What engine do you recommend?
Run what you have. Start with something old and cheap if you have it, while you practice. On the small end, a 1 liter’ish, 2 cylinder v-twin is a good engine. One to consider is a welder/generator by Miller. You can even get it fuel injected, so that you don’t have to accommodate a carburetor. If you want to run a smaller engine, store gas in a membrane and then run the small engine on stored gas.
On the larger end, you could also scale up to a 5 liter v-8 stationary generator too. Sizing of the hearth is outlined in the book. To learn how to hook up an engine, see our Electronic Carburetor Workshop book on the order page.
Can I make a business selling wood gasifiers?
If you make a machine for a buddy as a one-off that isn’t a business, its a project. Be smart about it.
If you want to make a business, really know your stuff and be willing to do it all on your own.
Can I use a stick welder to weld this gasifier together?
You bet! It will take a bit longer and be a little smokier, so please use a good exhaust fan. Much of the metal on the machine is 1/8″ – 1/4″ thick, perfect for 7018 rod.
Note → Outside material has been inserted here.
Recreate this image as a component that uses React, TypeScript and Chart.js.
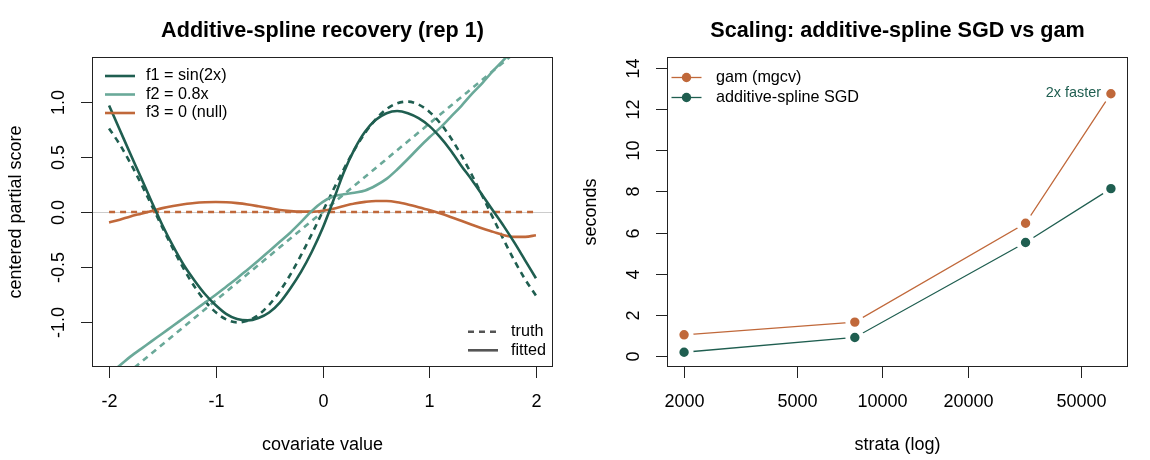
import React, { useEffect, useRef } from "react";
import { Chart, registerables } from "chart.js";

Chart.register(...registerables);

// ---------- Left panel data ----------
const covariateX = [
  -2.0, -1.9, -1.8, -1.7, -1.6, -1.5, -1.4, -1.3, -1.2, -1.1, -1.0, -0.9, -0.8, -0.7, -0.6, -0.5, -0.4, -0.3, -0.2, -0.1,
  0.0, 0.1, 0.2, 0.3, 0.4, 0.5, 0.6, 0.7, 0.8, 0.9, 1.0, 1.1, 1.2, 1.3, 1.4, 1.5, 1.6, 1.7, 1.8, 1.9, 2.0,
];
const f1Truth = [
  0.757, 0.612, 0.443, 0.256, 0.058, -0.141, -0.335, -0.516, -0.675, -0.808, -0.909, -0.974, -1.0, -0.985, -0.932, -0.841,
  -0.717, -0.565, -0.389, -0.199, 0.0, 0.199, 0.389, 0.565, 0.717, 0.841, 0.932, 0.985, 1.0, 0.974, 0.909, 0.808, 0.675,
  0.516, 0.335, 0.141, -0.058, -0.256, -0.443, -0.612, -0.757,
];
const f1Fitted = [
  0.965, 0.745, 0.525, 0.31, 0.09, -0.12, -0.31, -0.48, -0.62, -0.745, -0.845, -0.925, -0.97, -0.982, -0.96, -0.91, -0.82,
  -0.69, -0.54, -0.36, -0.15, 0.1, 0.36, 0.57, 0.73, 0.835, 0.895, 0.915, 0.895, 0.85, 0.78, 0.68, 0.56, 0.42, 0.29, 0.15,
  0.01, -0.13, -0.28, -0.44, -0.6,
];
const f2Fitted = [
  -1.46, -1.39, -1.31, -1.24, -1.17, -1.1, -1.03, -0.96, -0.89, -0.82, -0.75, -0.675, -0.6, -0.52, -0.44, -0.355, -0.27,
  -0.185, -0.09, 0.01, 0.09, 0.14, 0.16, 0.175, 0.195, 0.24, 0.3, 0.385, 0.48, 0.58, 0.675, 0.76, 0.86, 0.96, 1.07, 1.17,
  1.28, 1.38, 1.49, 1.6, 1.7,
];
const f3Fitted = [
  -0.095, -0.07, -0.04, -0.015, 0.01, 0.035, 0.055, 0.07, 0.082, 0.088, 0.09, 0.088, 0.08, 0.068, 0.052, 0.035, 0.018,
  0.008, 0.003, 0.003, 0.012, 0.03, 0.055, 0.077, 0.092, 0.1, 0.099, 0.088, 0.068, 0.044, 0.018, -0.012, -0.045, -0.08,
  -0.115, -0.15, -0.18, -0.21, -0.225, -0.225, -0.21,
];
const f2TruthX = [-2, 2];
const f2TruthY = [-1.6, 1.6];
const f3TruthX = [-2, 2];
const f3TruthY = [0, 0];

const leftXTicks = [-2, -1, 0, 1, 2];
const leftXTickLabels = ["-2", "-1", "0", "1", "2"];
const leftYTicks = [-1, -0.5, 0, 0.5, 1];
const leftYTickLabels = ["-1.0", "-0.5", "0.0", "0.5", "1.0"];
const leftSeriesNames = ["f1 = sin(2x)", "f2 = 0.8x", "f3 = 0 (null)"];
const leftStyleNames = ["truth", "fitted"];

// ---------- Right panel data ----------
const strata = [2000, 8000, 32000, 64000];
const gamSeconds = [1.01, 1.63, 6.45, 12.77];
const sgdSeconds = [0.16, 0.88, 5.51, 8.14];
const rightXTicks = [2000, 5000, 10000, 20000, 50000];
const rightXTickLabels = ["2000", "5000", "10000", "20000", "50000"];
const rightYTicks = [0, 2, 4, 6, 8, 10, 12, 14];
const rightYTickLabels = ["0", "2", "4", "6", "8", "10", "12", "14"];
const rightSeriesNames = ["gam (mgcv)", "additive-spline SGD"];
const annotationText = "2x faster";

// ---------- styling ----------
const DARK = "#1f5e50";
const TEAL = "#6aa999";
const ORANGE = "#c0683a";
const AXIS = "#222222";
const FONT = "'Liberation Sans', Arial, Helvetica, sans-serif";
const BASE = 18;
const LEG = 16.2;

const pad = { left: 92, top: 57, right: 22, bottom: 93 };

type Decor = {
  title: string;
  xTitle: string;
  yTitle: string;
  xTicks: number[];
  xTickLabels: string[];
  yTicks: number[];
  yTickLabels: string[];
  zeroLine?: boolean;
  legend: (ctx: CanvasRenderingContext2D, chart: any) => void;
};

function decorPlugin(d: Decor) {
  return {
    id: "rdecor",
    beforeDatasetsDraw(chart: any) {
      if (!d.zeroLine) return;
      const { ctx, chartArea: a, scales } = chart;
      const y = Math.round(scales.y.getPixelForValue(0)) + 0.5;
      ctx.save();
      ctx.strokeStyle = "#cccccc";
      ctx.lineWidth = 1;
      ctx.beginPath();
      ctx.moveTo(a.left, y);
      ctx.lineTo(a.right, y);
      ctx.stroke();
      ctx.restore();
    },
    afterDraw(chart: any) {
      const { ctx, chartArea: a, scales } = chart;
      const xs = scales.x;
      const ys = scales.y;
      ctx.save();
      ctx.strokeStyle = AXIS;
      ctx.lineWidth = 1;
      ctx.strokeRect(Math.round(a.left) + 0.5, Math.round(a.top) + 0.5, Math.round(a.right - a.left) - 1, Math.round(a.bottom - a.top) - 1);
      ctx.fillStyle = "#000";
      ctx.font = `${BASE}px ${FONT}`;
      const bottom = Math.round(a.bottom);
      d.xTicks.forEach((v, i) => {
        const px = Math.round(xs.getPixelForValue(v)) + 0.5;
        ctx.beginPath();
        ctx.moveTo(px, bottom);
        ctx.lineTo(px, bottom + 11);
        ctx.stroke();
        ctx.textAlign = "center";
        ctx.textBaseline = "middle";
        ctx.fillText(d.xTickLabels[i], px, a.bottom + 35);
      });
      const left = Math.round(a.left);
      d.yTicks.forEach((v, i) => {
        const py = Math.round(ys.getPixelForValue(v)) + 0.5;
        ctx.beginPath();
        ctx.moveTo(left, py);
        ctx.lineTo(left - 11, py);
        ctx.stroke();
        ctx.save();
        ctx.translate(a.left - 32.5, py);
        ctx.rotate(-Math.PI / 2);
        ctx.textAlign = "center";
        ctx.textBaseline = "middle";
        ctx.fillText(d.yTickLabels[i], 0, 0);
        ctx.restore();
      });
      ctx.textAlign = "center";
      ctx.textBaseline = "middle";
      ctx.fillText(d.xTitle, (a.left + a.right) / 2, a.bottom + 78);
      ctx.save();
      ctx.translate(a.left - 75.5, (a.top + a.bottom) / 2);
      ctx.rotate(-Math.PI / 2);
      ctx.fillText(d.yTitle, 0, 0);
      ctx.restore();
      ctx.font = `bold ${BASE * 1.2}px ${FONT}`;
      ctx.fillText(d.title, (a.left + a.right) / 2, 31);
      ctx.restore();
      ctx.save();
      d.legend(ctx, chart);
      ctx.restore();
    },
  };
}

function leftLegend(ctx: CanvasRenderingContext2D, chart: any) {
  const a = chart.chartArea;
  const colors = [DARK, TEAL, ORANGE];
  const rows = [76, 94.5, 113];
  ctx.font = `${LEG}px ${FONT}`;
  ctx.textAlign = "left";
  ctx.textBaseline = "middle";
  leftSeriesNames.forEach((name, i) => {
    ctx.strokeStyle = colors[i];
    ctx.lineWidth = 2.6;
    ctx.beginPath();
    ctx.moveTo(a.left + 13, rows[i]);
    ctx.lineTo(a.left + 43, rows[i]);
    ctx.stroke();
    ctx.fillStyle = "#000";
    ctx.fillText(name, a.left + 54, rows[i]);
  });
  const rows2 = [331.7, 350.3];
  leftStyleNames.forEach((name, i) => {
    ctx.strokeStyle = "#555555";
    ctx.lineWidth = 2.6;
    ctx.setLineDash(i === 0 ? [6, 5] : []);
    ctx.beginPath();
    ctx.moveTo(468, rows2[i]);
    ctx.lineTo(498, rows2[i]);
    ctx.stroke();
    ctx.setLineDash([]);
    ctx.fillStyle = "#000";
    ctx.fillText(name, 511, rows2[i]);
  });
}

function rightLegend(ctx: CanvasRenderingContext2D, chart: any) {
  const a = chart.chartArea;
  const colors = [ORANGE, DARK];
  const rows = [77.5, 97.5];
  ctx.font = `${LEG}px ${FONT}`;
  ctx.textAlign = "left";
  ctx.textBaseline = "middle";
  rightSeriesNames.forEach((name, i) => {
    ctx.strokeStyle = colors[i];
    ctx.lineWidth = 1.3;
    ctx.beginPath();
    ctx.moveTo(a.left + 4.5, rows[i]);
    ctx.lineTo(a.left + 34.5, rows[i]);
    ctx.stroke();
    ctx.fillStyle = colors[i];
    ctx.beginPath();
    ctx.arc(a.left + 19.5, rows[i], 4.7, 0, Math.PI * 2);
    ctx.fill();
    ctx.fillStyle = "#000";
    ctx.fillText(name, a.left + 49, rows[i]);
  });
  const xs = chart.scales.x;
  const ys = chart.scales.y;
  const n = strata.length - 1;
  const px = xs.getPixelForValue(strata[n]);
  const py = ys.getPixelForValue(gamSeconds[n]);
  ctx.font = `${BASE * 0.8}px ${FONT}`;
  ctx.fillStyle = DARK;
  ctx.textAlign = "right";
  ctx.fillText(annotationText, px - 10, py - 0.5);
}

function toXY(xs: number[], ys: number[]) {
  return xs.map((x, i) => ({ x, y: ys[i] }));
}

function LeftPanel() {
  const ref = useRef<HTMLCanvasElement>(null);
  useEffect(() => {
    const lineDs = (label: string, data: any, color: string, dashed: boolean) => ({
      label,
      data,
      borderColor: color,
      borderWidth: 2.6,
      borderDash: dashed ? [6, 5] : [],
      pointRadius: 0,
      fill: false,
      cubicInterpolationMode: "monotone" as const,
      clip: 0,
    });
    const chart = new Chart(ref.current!, {
      type: "line",
      data: {
        datasets: [
          lineDs("f1 fitted", toXY(covariateX, f1Fitted), DARK, false),
          lineDs("f2 fitted", toXY(covariateX, f2Fitted), TEAL, false),
          lineDs("f3 fitted", toXY(covariateX, f3Fitted), ORANGE, false),
          lineDs("f1 truth", toXY(covariateX, f1Truth), DARK, true),
          lineDs("f2 truth", toXY(f2TruthX, f2TruthY), TEAL, true),
          lineDs("f3 truth", toXY(f3TruthX, f3TruthY), ORANGE, true),
        ],
      },
      options: {
        responsive: false,
        animation: false,
        devicePixelRatio: 1,
        layout: { padding: pad },
        plugins: { legend: { display: false }, tooltip: { enabled: false }, title: { display: false } },
        scales: {
          x: { type: "linear", min: -2.16, max: 2.16, display: false },
          y: { type: "linear", min: -1.404, max: 1.404, display: false },
        },
      },
      plugins: [
        decorPlugin({
          title: "Additive-spline recovery (rep 1)",
          xTitle: "covariate value",
          yTitle: "centered partial score",
          xTicks: leftXTicks,
          xTickLabels: leftXTickLabels,
          yTicks: leftYTicks,
          yTickLabels: leftYTickLabels,
          zeroLine: true,
          legend: leftLegend,
        }),
      ],
    });
    return () => chart.destroy();
  }, []);
  return <canvas ref={ref} width={575} height={460} style={{ position: "absolute", left: 0, top: 0 }} />;
}

function RightPanel() {
  const ref = useRef<HTMLCanvasElement>(null);
  useEffect(() => {
    const ds = (label: string, ys: number[], color: string) => ({
      label,
      data: toXY(strata, ys),
      borderColor: color,
      borderWidth: 1.3,
      pointRadius: 7.1,
      pointBorderWidth: 4.8,
      pointBorderColor: "#ffffff",
      pointBackgroundColor: color,
      tension: 0,
      fill: false,
    });
    const lx = Math.log10(strata[0]);
    const hx = Math.log10(strata[strata.length - 1]);
    const ex = (hx - lx) * 0.04;
    const chart = new Chart(ref.current!, {
      type: "line",
      data: {
        datasets: [ds(rightSeriesNames[0], gamSeconds, ORANGE), ds(rightSeriesNames[1], sgdSeconds, DARK)],
      },
      options: {
        responsive: false,
        animation: false,
        devicePixelRatio: 1,
        layout: { padding: pad },
        plugins: { legend: { display: false }, tooltip: { enabled: false }, title: { display: false } },
        scales: {
          x: { type: "logarithmic", min: Math.pow(10, lx - ex), max: Math.pow(10, hx + ex), display: false },
          y: { type: "linear", min: -0.56, max: 14.56, display: false },
        },
      },
      plugins: [
        decorPlugin({
          title: "Scaling: additive-spline SGD vs gam",
          xTitle: "strata (log)",
          yTitle: "seconds",
          xTicks: rightXTicks,
          xTickLabels: rightXTickLabels,
          yTicks: rightYTicks,
          yTickLabels: rightYTickLabels,
          legend: rightLegend,
        }),
      ],
    });
    return () => chart.destroy();
  }, []);
  return <canvas ref={ref} width={575} height={460} style={{ position: "absolute", left: 575, top: 0 }} />;
}

export default function App() {
  return (
    <div style={{ position: "fixed", left: 0, top: 0, width: 1150, height: 460, background: "#ffffff" }}>
      <LeftPanel />
      <RightPanel />
    </div>
  );
}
The cooling tubes and lid are 16 gauge, so turn your machine down and use a 6013 rod.
What about using pellets?
NO! Pellet quality varies quite a bit by manufacturer, feedstock and how it’s stored. I’ve played with them quite a bit in the past. They explode into sawdust in a sealed environment.
I like wood chunks because it’s more stable and repeatable across the country and low ash content. Pellets can include grasses and other biomass that has ash that fuses at high temperatures into little limestone looking rocks. Bark in pellets is a challenge too.
There is a process that solves most of the problems of pellets called torrefaction. It heats them up until they are pre-charred, so moisture breakdown and storage are no longer a problem. Someday when pellets are sold this way they will make total sense to use in a gasifier, with only minor adjustments to the hearth area.
In places in the world that use low quality biomass they tend to run their gasifiers cooler, which does cause some tar and they go to great lengths to filter the tar. It’s better to just crack the tars using wood chunks.